TASK TO CARRY OUT: Leaving out every picture, copy the lines of the data exactly, from the first through the line containing "0.02, 0.07, 0.1]".

DATA LINES:
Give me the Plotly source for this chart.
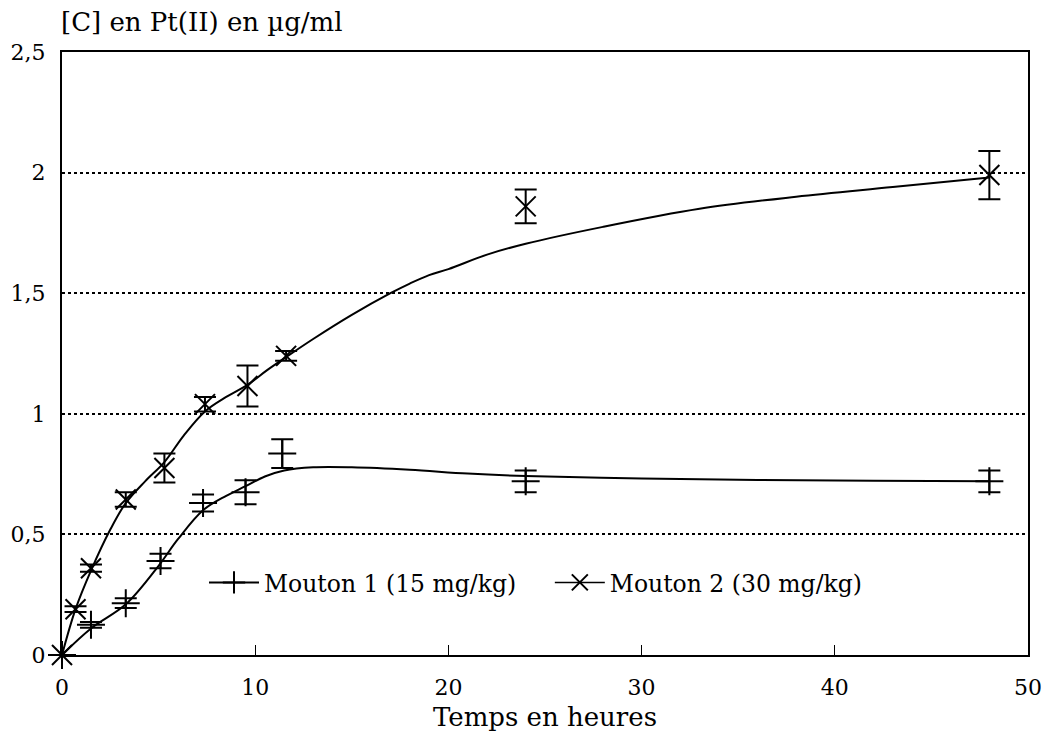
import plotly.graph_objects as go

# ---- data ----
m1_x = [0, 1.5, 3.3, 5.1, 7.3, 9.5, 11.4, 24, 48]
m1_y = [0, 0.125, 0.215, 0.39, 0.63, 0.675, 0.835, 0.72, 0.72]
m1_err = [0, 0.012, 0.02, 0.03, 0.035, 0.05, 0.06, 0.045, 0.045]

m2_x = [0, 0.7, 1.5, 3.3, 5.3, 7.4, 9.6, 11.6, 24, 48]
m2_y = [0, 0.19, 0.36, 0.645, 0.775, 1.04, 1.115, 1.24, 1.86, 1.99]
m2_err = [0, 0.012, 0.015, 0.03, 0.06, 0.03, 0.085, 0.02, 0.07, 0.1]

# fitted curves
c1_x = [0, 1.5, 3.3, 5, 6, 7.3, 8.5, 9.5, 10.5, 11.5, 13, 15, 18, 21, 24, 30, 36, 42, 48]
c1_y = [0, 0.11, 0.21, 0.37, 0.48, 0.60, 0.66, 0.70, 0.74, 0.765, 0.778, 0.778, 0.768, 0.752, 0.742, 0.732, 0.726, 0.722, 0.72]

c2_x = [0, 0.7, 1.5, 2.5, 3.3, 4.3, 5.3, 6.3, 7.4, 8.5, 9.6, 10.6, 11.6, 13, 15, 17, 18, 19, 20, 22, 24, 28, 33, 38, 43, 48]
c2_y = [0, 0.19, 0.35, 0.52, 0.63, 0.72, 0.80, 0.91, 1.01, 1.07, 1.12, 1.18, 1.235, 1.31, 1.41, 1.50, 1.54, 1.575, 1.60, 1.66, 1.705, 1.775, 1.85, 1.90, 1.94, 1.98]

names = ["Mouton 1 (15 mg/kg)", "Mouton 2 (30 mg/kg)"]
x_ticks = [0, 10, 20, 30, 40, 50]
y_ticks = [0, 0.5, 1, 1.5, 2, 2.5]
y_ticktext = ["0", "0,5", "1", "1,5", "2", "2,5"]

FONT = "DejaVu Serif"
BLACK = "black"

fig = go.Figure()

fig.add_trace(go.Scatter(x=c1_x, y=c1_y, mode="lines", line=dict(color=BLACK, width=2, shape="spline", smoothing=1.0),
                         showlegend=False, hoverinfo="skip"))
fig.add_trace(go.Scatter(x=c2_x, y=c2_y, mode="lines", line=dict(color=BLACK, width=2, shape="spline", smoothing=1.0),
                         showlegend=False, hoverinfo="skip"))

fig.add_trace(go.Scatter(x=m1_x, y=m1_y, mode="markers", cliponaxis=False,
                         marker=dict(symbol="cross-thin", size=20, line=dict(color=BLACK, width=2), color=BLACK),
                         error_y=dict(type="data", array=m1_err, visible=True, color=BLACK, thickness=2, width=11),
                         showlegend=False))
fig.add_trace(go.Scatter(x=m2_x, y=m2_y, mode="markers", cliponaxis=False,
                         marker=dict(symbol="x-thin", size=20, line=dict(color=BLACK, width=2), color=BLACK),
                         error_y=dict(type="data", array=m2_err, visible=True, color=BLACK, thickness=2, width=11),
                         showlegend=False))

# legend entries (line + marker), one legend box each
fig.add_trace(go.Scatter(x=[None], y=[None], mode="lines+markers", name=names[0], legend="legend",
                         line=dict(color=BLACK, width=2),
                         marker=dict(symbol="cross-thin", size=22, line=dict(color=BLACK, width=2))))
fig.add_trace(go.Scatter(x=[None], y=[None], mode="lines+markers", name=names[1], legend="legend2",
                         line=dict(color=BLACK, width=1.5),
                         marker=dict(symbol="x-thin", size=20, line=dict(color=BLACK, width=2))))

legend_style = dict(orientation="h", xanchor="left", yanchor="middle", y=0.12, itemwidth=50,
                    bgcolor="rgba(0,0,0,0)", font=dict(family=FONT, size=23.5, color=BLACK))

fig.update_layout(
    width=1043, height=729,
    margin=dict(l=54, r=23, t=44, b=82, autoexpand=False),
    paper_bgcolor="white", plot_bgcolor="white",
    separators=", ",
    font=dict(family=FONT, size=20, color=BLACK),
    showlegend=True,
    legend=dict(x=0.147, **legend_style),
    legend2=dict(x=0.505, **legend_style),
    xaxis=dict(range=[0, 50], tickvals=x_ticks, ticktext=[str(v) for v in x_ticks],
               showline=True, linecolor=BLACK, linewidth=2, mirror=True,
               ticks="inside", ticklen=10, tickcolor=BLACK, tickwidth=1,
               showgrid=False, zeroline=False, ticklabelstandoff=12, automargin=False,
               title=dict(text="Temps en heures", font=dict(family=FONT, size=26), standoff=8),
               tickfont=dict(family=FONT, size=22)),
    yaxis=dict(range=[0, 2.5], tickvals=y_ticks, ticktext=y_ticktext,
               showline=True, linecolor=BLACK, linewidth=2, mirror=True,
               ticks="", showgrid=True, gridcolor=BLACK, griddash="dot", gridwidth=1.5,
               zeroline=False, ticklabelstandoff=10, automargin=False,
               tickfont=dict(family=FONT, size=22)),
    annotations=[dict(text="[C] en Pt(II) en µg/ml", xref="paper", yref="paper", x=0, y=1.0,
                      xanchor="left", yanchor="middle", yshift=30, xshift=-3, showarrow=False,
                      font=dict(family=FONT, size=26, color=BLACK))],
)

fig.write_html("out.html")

TASK ANSWER:
Give me the Plotly source for this chart.
import plotly.graph_objects as go

# ---- data ----
m1_x = [0, 1.5, 3.3, 5.1, 7.3, 9.5, 11.4, 24, 48]
m1_y = [0, 0.125, 0.215, 0.39, 0.63, 0.675, 0.835, 0.72, 0.72]
m1_err = [0, 0.012, 0.02, 0.03, 0.035, 0.05, 0.06, 0.045, 0.045]

m2_x = [0, 0.7, 1.5, 3.3, 5.3, 7.4, 9.6, 11.6, 24, 48]
m2_y = [0, 0.19, 0.36, 0.645, 0.775, 1.04, 1.115, 1.24, 1.86, 1.99]
m2_err = [0, 0.012, 0.015, 0.03, 0.06, 0.03, 0.085, 0.02, 0.07, 0.1]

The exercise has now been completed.